▶ _What is required_: Review the material line by line. Identify and copy every line that contains the string "matplotlib".

## start

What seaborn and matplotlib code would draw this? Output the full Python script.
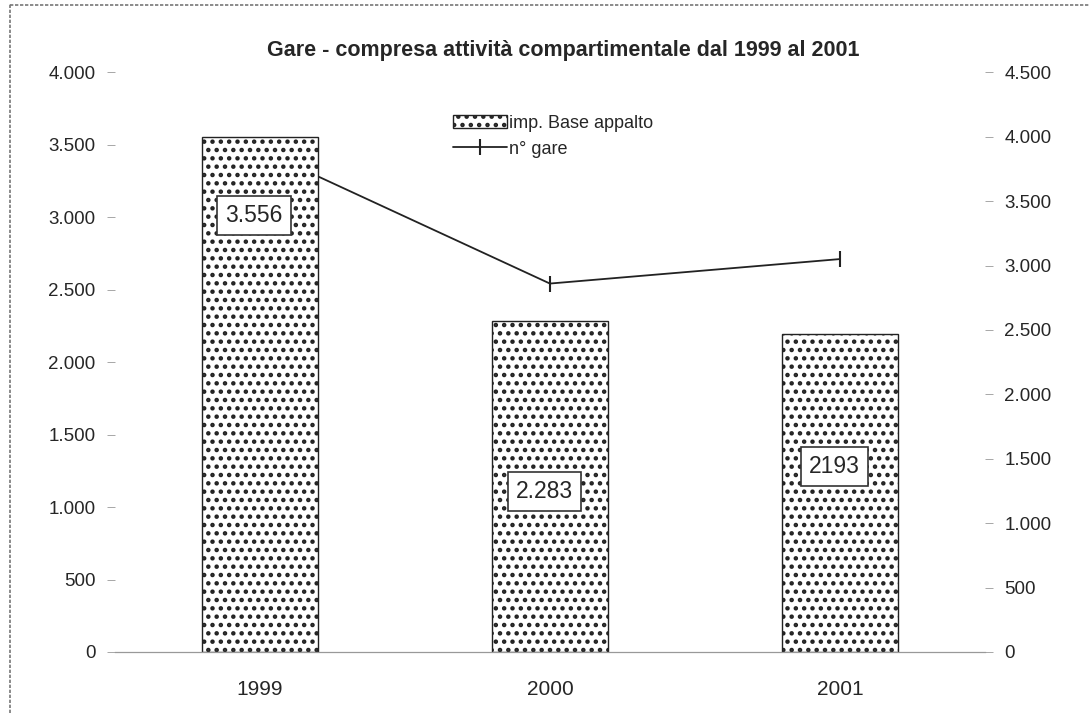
import matplotlib
matplotlib.use("Agg")
import matplotlib.pyplot as plt
import seaborn as sns
import pandas as pd
from matplotlib.lines import Line2D
from matplotlib.ticker import FuncFormatter

# ---------- DATA ----------
anni = ["1999", "2000", "2001"]
imp_base_appalto = [3556, 2283, 2193]
n_gare = [3900, 2860, 3050]
etichette = ["3.556", "2.283", "2193"]
etichette_y = [3010, 1110, 1280]

df = pd.DataFrame({"anno": anni, "imp": imp_base_appalto, "gare": n_gare})

# ---------- STYLE ----------
sns.set_style("white")
plt.rcParams["font.family"] = ["Liberation Sans", "DejaVu Sans"]
plt.rcParams["hatch.linewidth"] = 2.0

fmt = FuncFormatter(lambda v, p: f"{v:,.0f}".replace(",", "."))

fig = plt.figure(figsize=(10.9, 7.13), dpi=100)
ax = fig.add_axes([0.1055, 0.0856, 0.798, 0.813])
ax2 = ax.twinx()

# bars
sns.barplot(data=df, x="anno", y="imp", ax=ax, width=0.4, color="white",
            edgecolor="#222222", linewidth=1.0, label="imp. Base appalto")
for bar in ax.patches:
    bar.set_hatch("..")

# line (second axis, drawn behind the bars)
sns.lineplot(x=[0, 1, 2], y=df["gare"], ax=ax2, color="#222222", linewidth=1.3,
             marker="|", markersize=11, markeredgewidth=1.5,
             markeredgecolor="#222222", label="n° gare", legend=False)
ax.set_zorder(ax2.get_zorder() + 1)
ax.patch.set_visible(False)

# value labels
for i, (txt, yv) in enumerate(zip(etichette, etichette_y)):
    ax.text(i - 0.02, yv, txt, ha="center", va="center", fontsize=16.5,
            bbox=dict(boxstyle="square,pad=0.35", facecolor="white",
                      edgecolor="#333333", linewidth=1.2))

# axes
ax.set_ylim(0, 4000)
ax2.set_ylim(0, 4500)
ax.set_xlim(-0.5, 2.5)
ax.set_yticks(range(0, 4001, 500))
ax2.set_yticks(range(0, 4501, 500))
ax.yaxis.set_major_formatter(fmt)
ax2.yaxis.set_major_formatter(fmt)
ax.set_xlabel("")
ax.set_ylabel("")
ax2.set_ylabel("")

for a in (ax, ax2):
    for s in a.spines.values():
        s.set_visible(False)
    a.tick_params(axis="y", length=6, width=0.6, color="#999999",
                  labelsize=13.5, pad=8, direction="out")
ax.spines["bottom"].set_visible(True)
ax.spines["bottom"].set_color("#999999")
ax.spines["bottom"].set_linewidth(0.9)
ax.tick_params(axis="x", length=0, labelsize=15, pad=20)
ax.tick_params(axis="y", left=True)
ax2.tick_params(axis="y", right=True)

ax.set_title("Gare - compresa attività compartimentale dal 1999 al 2001",
             fontsize=15.5, fontweight="bold", pad=12, x=0.515)

# legend
h1, l1 = ax.get_legend_handles_labels()
h2, l2 = ax2.get_legend_handles_labels()
ax.legend(h1 + h2, l1 + l2, loc="upper left", bbox_to_anchor=(0.37, 0.955),
          frameon=False, fontsize=13, handlelength=3.0, handletextpad=0.1,
          labelspacing=0.5)

# chart frame (left and top edges of the scanned box)
fig.add_artist(Line2D([0.009, 0.009], [0.0, 0.995], transform=fig.transFigure,
                      color="#777777", linewidth=1.2, linestyle=(0, (2, 1))))
fig.add_artist(Line2D([0.009, 1.0], [0.993, 0.993], transform=fig.transFigure,
                      color="#777777", linewidth=1.2, linestyle=(0, (2, 1))))

plt.savefig("out.png", dpi=100)
plt.close()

## end

▶ _Right answer_:
What seaborn and matplotlib code would draw this? Output the full Python script.
import matplotlib
matplotlib.use("Agg")
import matplotlib.pyplot as plt
from matplotlib.lines import Line2D
from matplotlib.ticker import FuncFormatter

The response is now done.